The LDAP database should contain the adapter, subscriber, and
resource provider tables identified in the IODS database in FIG. 2.
It may also contain the session and billing records from the IODS
database. If desired, the session and billing records may be
handled by a second database query processing server which commits
the same to the same database, perhaps using a different data
schema. The LDAP database 38 also preferably contains at least the
following additional information:
[0083] 1. The metering records generated by network statistics
collection component 29;
[0084] 2. Bandwidth allocation parameters for visiting mobile
terminals;
[0085] 3. Cryptographic keys of the integration operator and users
who will use encrypted network communications;
[0086] 4. IP address of the IODS.
[0087] 5. Accounting records for voice telephone calls, e.g.
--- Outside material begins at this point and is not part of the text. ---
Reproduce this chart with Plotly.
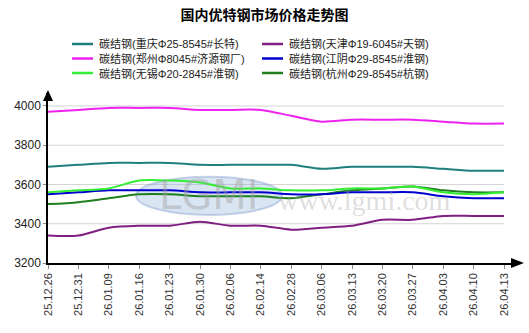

originating caller identification, telephone number called, and
length of call.
[0088] 6. DHCP configuration information (optional);
[0089] 7. IP filter parameters (optional);
[0090] 8. Pointer to public key version used to encrypt records
(preferably, the database is encrypted with the operator's public
encryption key.)
[0091] Data items 1, 5 and 8 are preferably written to by the IODS
subsystems illustrated in FIG. 2. Data items 2, 4, 6 and 7 are
preferably configured by the resource provider. Data item 1
provides the basic information on which useage-based billing is
based. Data item 2 provides the bandwidth on which quality of
service (QOS) management is based, as described in detail herein.
Data item 3 is written to from the IODS central database and
contains the public encryption keys of the integration operator and
subscribers who will engage in secure sessions over the network.
Data item 4 provides the logical network connection/address for the
IODS to enable the NAS to communicate with the IODS over the
network. Data item 5 is essentially the same voice billings 3950
information illustrated in FIG. 2 and described in detail herein.
Data item 6 provides DHCP configuration from database parameters.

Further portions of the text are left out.